Человек, совершающий насилие, вступает в определенные отношения с природой, что, по-моему, не должно вызывать сомнений. Однако само его взаимодействие с ней даже по этому поводу всегда находило самые разные толкования. Например, де Сад, которого по чудовищной нелепости продолжают называть "божественным маркизом", считал, что природа враждебна человеку, жестока и несправедлива по отношению к нему; она наполнена насилием и может погубить его. Он же, чтобы быть максимально близким к ней, сам должен все разрушать — вот почему самое страшное убийство лишь орудие законов природы. При убийстве, по де Саду, происходит попрание социальных правил, но и слияние с природой. Поэтому его герои — разрушители, насильники и убийцы.
Ф. Арьес совершенно справедливо считает, что идеи главного "садиста" получили значительное распространение. Их нетрудно найти в новейших типах сатанизма, понимающих Сатану как человека, вступившего в брак с природой. Чисто современным искушением можно считать миф о сверхчеловеке, наследнике Сатаны: для сверхчеловека нет ни законов, ни порядка, ему все позволено, его естественная цель — удовлетворение собственных желаний, все же добродетели филантропов — не что иное, как лицемерие.

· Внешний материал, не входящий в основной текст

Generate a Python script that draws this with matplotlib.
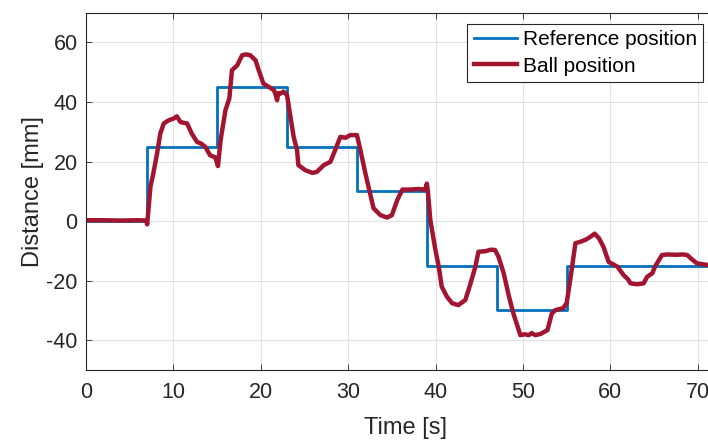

Встреча человека с природой совершается здесь не на уровне добродетели, а на уровне слепого и принципиального аморального всемогущества сильного.
2. "Человек отличается от животного тем, что он убийца"
Убийца, как и любой индивид, является по своей сути социальным, и он в своей индивидуальности конституирован, пропитан культурой, традициями и институтами общества, к которому принадлежит. Поэтому его свобода, как и несвобода, имеет социальный характер. Те социальные и социально-психологические факторы, которые сопровождали человека с детства и формировали его психологический и нравственный облик, его предрасположенность к совершению определенных действий, в том числе деструктивных, образует его способность к осознанию того, что избираемое поведение общественно опасно. Однако он избирает именно его, а наказание за это базируется на том, что, обладая указанным знанием, убийца тем не менее реализует соответствующий поступок. Как видим, здесь глубочайшее противоречие, которое еще никому и никогда не удалось разрешить, но, несмотря на это, мы продолжаем верить в правосудие. Просто иного пути не существует, во всяком случае, сейчас он никак не просматривается.
Несмотря на свою изначальную и вечную природу, убийство не существует вне реального социально-исторического и социально-психологического контекста. Напротив, оно всегда носит на себе его печать и, прокладывая себе путь через века и тысячелетия, обретает собственное движение и свою логику развития, т.е. становится автономным, но тем не менее непрерывно подпитывается конкретными условиями и вне их существовать не может. Автономность выражается, в частности, в том, что мотивы убийств от сотворения мира остаются прежними; так же как человеческие страсти, сохранились и многие способы насильственного лишения жизни, если, конечно, брать сферу повседневной жизни, быта людей. Наряду с этим неповторимый склад личности убийцы вписывается в конкретный социальный фон, оказывающий на нее воздействие и толкающий на определенные поступки. Поэтому, рассуждая об убийствах и убийцах, мы не можем не критиковать общество, в котором они живут.
Существуют и иные взгляды на природу, мотивы и характер убийств. Один из них сформулировал А. Камю. Он писал, что мы живем в эпоху мастерски выполненных преступных замыслов. Современные правонарушители давно уже не те наивные дети, которые, умоляя простить их, ссылались на овладевшую ими страсть. Это люди зрелого ума, и неопровержимым оправданием служит им философия, благодаря которой даже убийца оказывается в роли судьи. В былые наивные времена, когда тиран ради вещей славы сметал с лица земли целые города, когда прикованный к победной колеснице невольник брел по чужим праздничным улицам, когда пленника бросали на съедение хищникам, чтобы потешить толпу, тогда перед фактом столь простодушных злодейств совесть могла оставаться спокойной, а мысль ясной.